■ Extracted entries
——————
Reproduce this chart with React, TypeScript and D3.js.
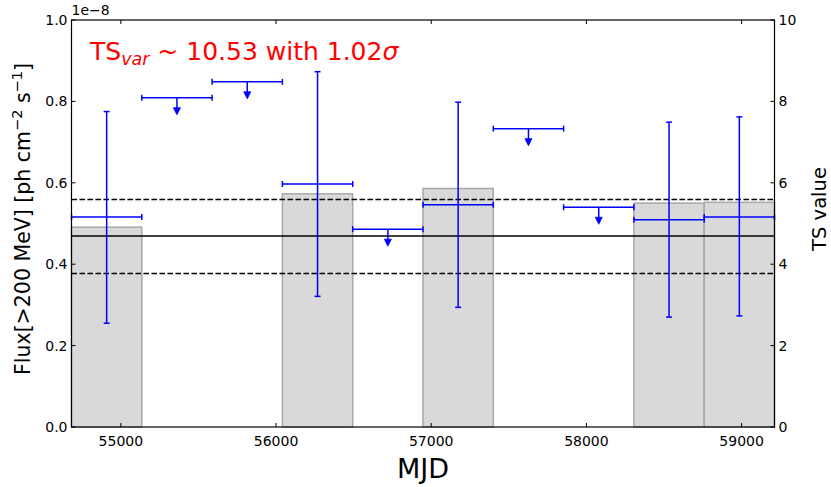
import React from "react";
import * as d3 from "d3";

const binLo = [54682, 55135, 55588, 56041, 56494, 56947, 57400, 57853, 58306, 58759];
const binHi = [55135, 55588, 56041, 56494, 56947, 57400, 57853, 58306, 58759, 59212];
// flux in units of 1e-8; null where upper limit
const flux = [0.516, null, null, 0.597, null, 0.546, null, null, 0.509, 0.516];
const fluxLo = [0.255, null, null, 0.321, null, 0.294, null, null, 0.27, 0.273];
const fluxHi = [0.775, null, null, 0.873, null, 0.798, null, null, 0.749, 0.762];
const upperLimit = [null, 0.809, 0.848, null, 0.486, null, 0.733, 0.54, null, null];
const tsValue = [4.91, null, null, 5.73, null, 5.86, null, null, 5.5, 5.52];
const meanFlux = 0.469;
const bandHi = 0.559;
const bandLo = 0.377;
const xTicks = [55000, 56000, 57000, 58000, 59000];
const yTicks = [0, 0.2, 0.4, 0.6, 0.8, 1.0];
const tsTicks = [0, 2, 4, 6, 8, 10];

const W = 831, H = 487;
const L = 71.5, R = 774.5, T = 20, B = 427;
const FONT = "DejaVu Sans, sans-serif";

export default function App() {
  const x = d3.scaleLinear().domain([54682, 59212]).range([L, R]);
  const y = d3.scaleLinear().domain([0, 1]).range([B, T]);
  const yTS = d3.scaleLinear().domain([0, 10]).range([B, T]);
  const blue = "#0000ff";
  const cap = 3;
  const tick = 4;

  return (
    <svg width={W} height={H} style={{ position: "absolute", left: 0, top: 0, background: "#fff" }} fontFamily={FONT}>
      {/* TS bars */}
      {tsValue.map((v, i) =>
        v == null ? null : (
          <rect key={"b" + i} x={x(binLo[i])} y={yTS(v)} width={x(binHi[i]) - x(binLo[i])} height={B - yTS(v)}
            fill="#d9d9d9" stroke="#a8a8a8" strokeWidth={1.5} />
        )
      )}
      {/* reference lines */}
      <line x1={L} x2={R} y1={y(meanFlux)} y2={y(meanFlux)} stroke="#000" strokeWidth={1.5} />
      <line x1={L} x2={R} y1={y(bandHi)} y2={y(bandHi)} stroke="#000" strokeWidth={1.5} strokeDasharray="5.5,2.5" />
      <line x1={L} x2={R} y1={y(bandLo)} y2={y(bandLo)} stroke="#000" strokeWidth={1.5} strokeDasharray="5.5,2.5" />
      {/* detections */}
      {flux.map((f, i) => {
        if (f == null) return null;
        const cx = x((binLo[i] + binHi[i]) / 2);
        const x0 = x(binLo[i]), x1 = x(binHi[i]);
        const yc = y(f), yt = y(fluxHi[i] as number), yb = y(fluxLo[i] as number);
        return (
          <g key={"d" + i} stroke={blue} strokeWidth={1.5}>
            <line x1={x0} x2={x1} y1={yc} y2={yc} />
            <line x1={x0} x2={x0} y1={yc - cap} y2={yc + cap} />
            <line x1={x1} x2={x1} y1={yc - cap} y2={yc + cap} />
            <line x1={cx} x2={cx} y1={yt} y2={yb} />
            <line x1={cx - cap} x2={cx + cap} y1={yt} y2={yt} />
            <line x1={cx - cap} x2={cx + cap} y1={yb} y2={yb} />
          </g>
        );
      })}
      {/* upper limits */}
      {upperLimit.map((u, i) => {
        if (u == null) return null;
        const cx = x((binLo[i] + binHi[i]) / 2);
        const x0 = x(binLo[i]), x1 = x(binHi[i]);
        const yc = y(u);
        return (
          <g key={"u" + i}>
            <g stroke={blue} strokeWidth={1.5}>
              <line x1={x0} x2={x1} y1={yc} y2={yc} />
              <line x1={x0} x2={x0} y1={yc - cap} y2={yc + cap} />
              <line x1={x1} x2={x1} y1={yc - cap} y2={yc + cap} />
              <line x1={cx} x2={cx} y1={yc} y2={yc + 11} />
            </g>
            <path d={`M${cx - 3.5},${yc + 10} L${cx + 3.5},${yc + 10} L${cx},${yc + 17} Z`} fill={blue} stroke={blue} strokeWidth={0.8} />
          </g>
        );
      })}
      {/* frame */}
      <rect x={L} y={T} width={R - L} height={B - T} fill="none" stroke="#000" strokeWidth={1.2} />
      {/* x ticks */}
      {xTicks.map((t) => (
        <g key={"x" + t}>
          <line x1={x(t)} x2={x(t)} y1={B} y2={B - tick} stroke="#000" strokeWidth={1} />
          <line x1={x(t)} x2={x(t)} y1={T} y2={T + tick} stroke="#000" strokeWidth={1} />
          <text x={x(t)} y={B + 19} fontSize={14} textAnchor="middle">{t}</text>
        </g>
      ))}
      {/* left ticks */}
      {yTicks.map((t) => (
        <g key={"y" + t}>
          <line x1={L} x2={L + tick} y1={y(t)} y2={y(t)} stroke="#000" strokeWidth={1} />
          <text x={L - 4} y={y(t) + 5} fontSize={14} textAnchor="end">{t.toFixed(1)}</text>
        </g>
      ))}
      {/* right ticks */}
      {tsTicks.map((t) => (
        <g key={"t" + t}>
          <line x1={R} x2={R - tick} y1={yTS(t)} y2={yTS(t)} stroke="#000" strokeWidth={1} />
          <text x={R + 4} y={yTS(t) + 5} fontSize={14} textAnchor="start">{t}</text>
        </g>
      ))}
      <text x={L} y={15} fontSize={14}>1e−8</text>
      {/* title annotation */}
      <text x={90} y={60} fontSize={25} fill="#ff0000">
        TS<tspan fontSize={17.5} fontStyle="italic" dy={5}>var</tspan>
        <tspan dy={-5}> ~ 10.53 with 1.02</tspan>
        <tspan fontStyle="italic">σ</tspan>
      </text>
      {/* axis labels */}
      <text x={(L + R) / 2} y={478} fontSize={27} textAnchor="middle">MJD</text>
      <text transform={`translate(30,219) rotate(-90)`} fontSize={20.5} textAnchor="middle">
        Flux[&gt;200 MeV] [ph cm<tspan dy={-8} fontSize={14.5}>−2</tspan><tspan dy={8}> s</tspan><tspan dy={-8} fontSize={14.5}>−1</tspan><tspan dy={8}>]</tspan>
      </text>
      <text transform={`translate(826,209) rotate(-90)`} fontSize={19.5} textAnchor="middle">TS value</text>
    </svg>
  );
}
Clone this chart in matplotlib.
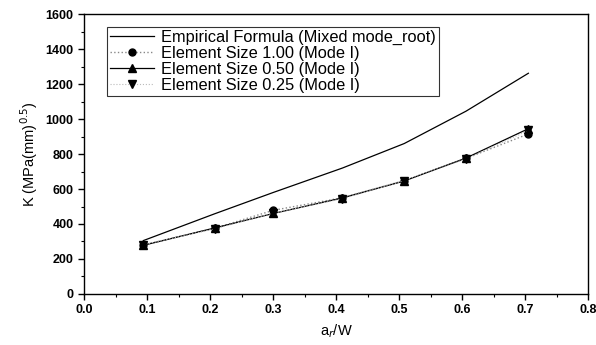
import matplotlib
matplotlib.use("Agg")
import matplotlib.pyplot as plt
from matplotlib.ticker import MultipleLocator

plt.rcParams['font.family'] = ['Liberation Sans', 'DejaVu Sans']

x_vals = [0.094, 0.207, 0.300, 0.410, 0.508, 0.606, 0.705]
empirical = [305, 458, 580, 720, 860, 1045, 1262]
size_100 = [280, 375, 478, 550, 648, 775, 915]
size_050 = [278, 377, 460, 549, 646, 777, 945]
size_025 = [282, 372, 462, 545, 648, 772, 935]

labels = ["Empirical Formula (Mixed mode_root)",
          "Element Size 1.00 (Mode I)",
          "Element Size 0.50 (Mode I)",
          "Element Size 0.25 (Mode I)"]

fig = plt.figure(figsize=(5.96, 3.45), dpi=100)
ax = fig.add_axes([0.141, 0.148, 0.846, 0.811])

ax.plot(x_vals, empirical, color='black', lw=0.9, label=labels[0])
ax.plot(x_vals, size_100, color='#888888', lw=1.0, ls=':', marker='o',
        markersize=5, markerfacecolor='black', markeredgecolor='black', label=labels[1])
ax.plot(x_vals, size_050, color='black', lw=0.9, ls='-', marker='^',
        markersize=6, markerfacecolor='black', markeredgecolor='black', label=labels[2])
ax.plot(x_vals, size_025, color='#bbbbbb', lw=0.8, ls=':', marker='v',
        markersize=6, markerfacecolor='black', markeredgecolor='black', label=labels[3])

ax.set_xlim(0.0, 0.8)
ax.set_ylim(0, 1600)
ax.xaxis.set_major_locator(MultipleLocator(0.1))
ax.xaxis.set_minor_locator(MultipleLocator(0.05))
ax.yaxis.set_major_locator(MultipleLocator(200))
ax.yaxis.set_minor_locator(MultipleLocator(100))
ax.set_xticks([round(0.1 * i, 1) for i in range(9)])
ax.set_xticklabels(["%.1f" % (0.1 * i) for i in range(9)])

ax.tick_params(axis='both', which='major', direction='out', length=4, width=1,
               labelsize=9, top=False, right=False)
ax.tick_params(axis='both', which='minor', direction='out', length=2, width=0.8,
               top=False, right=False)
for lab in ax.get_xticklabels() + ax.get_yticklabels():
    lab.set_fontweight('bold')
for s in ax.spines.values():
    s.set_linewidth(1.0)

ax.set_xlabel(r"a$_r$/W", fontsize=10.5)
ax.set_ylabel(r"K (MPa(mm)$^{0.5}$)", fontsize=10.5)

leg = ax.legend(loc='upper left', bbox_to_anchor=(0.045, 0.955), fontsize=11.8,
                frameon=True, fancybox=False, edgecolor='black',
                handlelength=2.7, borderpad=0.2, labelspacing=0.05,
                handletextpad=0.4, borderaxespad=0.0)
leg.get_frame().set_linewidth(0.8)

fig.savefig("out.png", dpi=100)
——————
■ Problem
Include the first line of the records, the line containing "import * as", and every line between them, repeated exactly. Skip the pictures.

■ Task response
Reproduce this chart with React, TypeScript and D3.js.
import React from "react";
import * as d3 from "d3";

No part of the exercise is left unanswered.